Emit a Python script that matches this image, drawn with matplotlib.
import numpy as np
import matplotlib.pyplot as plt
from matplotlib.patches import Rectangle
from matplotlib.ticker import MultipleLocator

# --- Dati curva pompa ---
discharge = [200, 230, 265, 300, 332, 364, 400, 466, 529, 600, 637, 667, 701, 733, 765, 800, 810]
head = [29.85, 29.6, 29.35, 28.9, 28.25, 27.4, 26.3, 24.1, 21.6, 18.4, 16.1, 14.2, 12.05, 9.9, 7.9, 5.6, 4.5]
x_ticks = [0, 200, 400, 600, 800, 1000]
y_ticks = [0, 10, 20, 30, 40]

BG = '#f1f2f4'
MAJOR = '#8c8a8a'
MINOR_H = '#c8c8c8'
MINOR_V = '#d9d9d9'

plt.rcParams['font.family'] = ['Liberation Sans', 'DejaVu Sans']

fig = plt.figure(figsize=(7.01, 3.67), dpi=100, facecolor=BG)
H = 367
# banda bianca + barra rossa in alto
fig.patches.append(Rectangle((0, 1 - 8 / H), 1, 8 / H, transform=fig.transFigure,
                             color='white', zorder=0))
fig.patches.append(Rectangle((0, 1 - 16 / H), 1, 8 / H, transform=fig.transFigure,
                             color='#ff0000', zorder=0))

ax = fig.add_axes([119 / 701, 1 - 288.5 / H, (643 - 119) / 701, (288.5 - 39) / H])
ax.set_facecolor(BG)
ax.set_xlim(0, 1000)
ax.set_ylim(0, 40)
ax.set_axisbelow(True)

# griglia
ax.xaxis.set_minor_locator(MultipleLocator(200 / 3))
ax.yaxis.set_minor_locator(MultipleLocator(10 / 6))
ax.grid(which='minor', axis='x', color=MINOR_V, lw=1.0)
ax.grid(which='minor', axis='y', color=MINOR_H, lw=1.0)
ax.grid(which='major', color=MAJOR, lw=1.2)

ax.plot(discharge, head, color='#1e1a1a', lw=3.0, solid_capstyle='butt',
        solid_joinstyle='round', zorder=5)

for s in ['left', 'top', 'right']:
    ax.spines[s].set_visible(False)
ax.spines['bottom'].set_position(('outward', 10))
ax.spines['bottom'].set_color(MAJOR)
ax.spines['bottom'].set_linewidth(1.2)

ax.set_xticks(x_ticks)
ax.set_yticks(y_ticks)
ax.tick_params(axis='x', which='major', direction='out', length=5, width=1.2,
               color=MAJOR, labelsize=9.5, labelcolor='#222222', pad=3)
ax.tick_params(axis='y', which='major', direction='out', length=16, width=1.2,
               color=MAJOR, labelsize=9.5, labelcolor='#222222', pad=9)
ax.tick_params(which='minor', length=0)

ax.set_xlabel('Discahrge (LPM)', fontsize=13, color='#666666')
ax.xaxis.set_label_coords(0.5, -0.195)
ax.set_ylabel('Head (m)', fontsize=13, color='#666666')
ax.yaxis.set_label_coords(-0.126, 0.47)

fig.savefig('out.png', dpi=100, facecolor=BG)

* **Directions**
Exactly repeat the lines above, from the opening line through the one with "ax.set_axisbelow(True)", and include nothing else.

* **Finished task**
Emit a Python script that matches this image, drawn with matplotlib.
import numpy as np
import matplotlib.pyplot as plt
from matplotlib.patches import Rectangle
from matplotlib.ticker import MultipleLocator

# --- Dati curva pompa ---
discharge = [200, 230, 265, 300, 332, 364, 400, 466, 529, 600, 637, 667, 701, 733, 765, 800, 810]
head = [29.85, 29.6, 29.35, 28.9, 28.25, 27.4, 26.3, 24.1, 21.6, 18.4, 16.1, 14.2, 12.05, 9.9, 7.9, 5.6, 4.5]
x_ticks = [0, 200, 400, 600, 800, 1000]
y_ticks = [0, 10, 20, 30, 40]

BG = '#f1f2f4'
MAJOR = '#8c8a8a'
MINOR_H = '#c8c8c8'
MINOR_V = '#d9d9d9'

plt.rcParams['font.family'] = ['Liberation Sans', 'DejaVu Sans']

fig = plt.figure(figsize=(7.01, 3.67), dpi=100, facecolor=BG)
H = 367
# banda bianca + barra rossa in alto
fig.patches.append(Rectangle((0, 1 - 8 / H), 1, 8 / H, transform=fig.transFigure,
                             color='white', zorder=0))
fig.patches.append(Rectangle((0, 1 - 16 / H), 1, 8 / H, transform=fig.transFigure,
                             color='#ff0000', zorder=0))

ax = fig.add_axes([119 / 701, 1 - 288.5 / H, (643 - 119) / 701, (288.5 - 39) / H])
ax.set_facecolor(BG)
ax.set_xlim(0, 1000)
ax.set_ylim(0, 40)
ax.set_axisbelow(True)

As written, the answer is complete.